**Data listing:**

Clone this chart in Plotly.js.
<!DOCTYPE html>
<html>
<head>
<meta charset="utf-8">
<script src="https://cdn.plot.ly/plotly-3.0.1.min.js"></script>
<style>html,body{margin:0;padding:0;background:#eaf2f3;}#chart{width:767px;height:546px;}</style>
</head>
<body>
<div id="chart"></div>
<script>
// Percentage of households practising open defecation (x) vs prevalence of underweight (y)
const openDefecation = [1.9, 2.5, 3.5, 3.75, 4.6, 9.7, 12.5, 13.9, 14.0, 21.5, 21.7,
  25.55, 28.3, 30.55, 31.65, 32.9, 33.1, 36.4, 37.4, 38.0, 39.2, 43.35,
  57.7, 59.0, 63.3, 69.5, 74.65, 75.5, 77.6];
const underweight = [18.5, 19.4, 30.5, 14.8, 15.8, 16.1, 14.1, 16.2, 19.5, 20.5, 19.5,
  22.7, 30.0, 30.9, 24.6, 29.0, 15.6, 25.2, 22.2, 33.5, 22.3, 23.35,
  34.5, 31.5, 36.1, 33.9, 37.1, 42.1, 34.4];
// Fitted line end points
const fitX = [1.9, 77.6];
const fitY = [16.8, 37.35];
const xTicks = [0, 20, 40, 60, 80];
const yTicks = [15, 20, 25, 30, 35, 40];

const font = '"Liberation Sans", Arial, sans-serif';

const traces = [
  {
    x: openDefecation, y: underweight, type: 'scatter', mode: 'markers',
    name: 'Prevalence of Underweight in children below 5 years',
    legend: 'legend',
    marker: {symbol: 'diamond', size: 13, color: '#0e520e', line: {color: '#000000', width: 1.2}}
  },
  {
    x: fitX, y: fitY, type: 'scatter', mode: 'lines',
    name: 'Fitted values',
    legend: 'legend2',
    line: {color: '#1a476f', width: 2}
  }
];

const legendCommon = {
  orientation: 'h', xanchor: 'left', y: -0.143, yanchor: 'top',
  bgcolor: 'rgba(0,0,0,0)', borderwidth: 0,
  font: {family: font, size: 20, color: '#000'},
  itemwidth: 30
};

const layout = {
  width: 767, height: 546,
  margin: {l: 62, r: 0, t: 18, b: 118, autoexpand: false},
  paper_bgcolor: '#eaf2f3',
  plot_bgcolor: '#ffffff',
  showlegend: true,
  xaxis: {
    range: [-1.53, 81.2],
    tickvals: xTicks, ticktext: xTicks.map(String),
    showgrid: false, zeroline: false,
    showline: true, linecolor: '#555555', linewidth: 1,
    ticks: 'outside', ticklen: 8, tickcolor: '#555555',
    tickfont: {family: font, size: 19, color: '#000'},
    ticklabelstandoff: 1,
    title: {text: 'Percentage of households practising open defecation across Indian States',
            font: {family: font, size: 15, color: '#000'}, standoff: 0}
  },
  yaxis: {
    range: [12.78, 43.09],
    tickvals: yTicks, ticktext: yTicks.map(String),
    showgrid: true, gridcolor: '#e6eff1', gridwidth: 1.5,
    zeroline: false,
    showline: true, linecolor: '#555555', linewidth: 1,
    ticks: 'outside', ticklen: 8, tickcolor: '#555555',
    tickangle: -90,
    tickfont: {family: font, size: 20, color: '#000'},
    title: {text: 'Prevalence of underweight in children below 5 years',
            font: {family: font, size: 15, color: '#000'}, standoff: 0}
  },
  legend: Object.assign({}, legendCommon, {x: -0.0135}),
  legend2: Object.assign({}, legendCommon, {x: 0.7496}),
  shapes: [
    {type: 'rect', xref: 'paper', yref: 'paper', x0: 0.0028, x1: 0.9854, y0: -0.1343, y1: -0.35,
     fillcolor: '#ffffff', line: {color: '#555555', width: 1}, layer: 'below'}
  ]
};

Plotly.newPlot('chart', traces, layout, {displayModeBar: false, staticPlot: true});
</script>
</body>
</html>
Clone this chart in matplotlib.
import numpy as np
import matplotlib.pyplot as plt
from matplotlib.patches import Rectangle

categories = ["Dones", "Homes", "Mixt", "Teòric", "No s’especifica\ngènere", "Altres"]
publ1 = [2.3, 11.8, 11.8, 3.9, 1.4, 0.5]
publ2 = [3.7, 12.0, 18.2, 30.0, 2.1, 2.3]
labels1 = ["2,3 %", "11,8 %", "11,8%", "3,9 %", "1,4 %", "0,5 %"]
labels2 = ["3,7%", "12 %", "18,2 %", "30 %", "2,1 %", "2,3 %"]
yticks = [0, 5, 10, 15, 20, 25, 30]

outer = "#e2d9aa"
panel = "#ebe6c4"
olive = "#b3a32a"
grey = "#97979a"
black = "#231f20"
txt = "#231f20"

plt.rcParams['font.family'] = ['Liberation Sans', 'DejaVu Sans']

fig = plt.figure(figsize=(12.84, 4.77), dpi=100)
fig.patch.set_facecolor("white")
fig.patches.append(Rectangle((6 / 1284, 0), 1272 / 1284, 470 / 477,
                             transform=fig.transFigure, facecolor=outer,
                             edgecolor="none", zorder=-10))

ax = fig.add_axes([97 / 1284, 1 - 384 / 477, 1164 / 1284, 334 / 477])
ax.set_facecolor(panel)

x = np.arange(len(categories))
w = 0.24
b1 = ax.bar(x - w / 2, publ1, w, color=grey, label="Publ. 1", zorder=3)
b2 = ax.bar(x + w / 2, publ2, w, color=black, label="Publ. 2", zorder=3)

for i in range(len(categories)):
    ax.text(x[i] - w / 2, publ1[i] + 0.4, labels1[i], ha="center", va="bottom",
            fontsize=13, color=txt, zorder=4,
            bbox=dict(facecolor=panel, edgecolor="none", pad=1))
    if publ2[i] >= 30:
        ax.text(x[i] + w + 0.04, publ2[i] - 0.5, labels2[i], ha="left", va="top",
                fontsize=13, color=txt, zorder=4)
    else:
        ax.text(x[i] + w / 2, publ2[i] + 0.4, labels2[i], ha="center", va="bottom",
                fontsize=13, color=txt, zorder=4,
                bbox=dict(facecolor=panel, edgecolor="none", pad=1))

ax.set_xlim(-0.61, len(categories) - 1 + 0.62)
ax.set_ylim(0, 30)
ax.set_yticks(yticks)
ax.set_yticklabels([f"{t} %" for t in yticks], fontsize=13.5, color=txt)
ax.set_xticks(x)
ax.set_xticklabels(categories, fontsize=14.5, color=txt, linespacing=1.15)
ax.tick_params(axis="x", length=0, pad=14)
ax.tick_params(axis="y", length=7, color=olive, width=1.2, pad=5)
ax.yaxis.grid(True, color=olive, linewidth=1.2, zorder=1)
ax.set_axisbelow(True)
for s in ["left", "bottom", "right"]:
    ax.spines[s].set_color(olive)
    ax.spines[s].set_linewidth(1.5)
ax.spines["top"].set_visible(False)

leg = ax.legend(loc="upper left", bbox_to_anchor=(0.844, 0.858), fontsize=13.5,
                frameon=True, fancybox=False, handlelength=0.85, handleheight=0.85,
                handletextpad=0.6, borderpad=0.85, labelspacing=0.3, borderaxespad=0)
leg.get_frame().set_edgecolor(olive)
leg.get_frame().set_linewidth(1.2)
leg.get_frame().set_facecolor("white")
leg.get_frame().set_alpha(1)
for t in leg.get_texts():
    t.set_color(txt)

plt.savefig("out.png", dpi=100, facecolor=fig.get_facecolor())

**Written exercise:** Your answer should be a single number: the count of lines in the data that include the word "matplotlib".

**Solution:** 3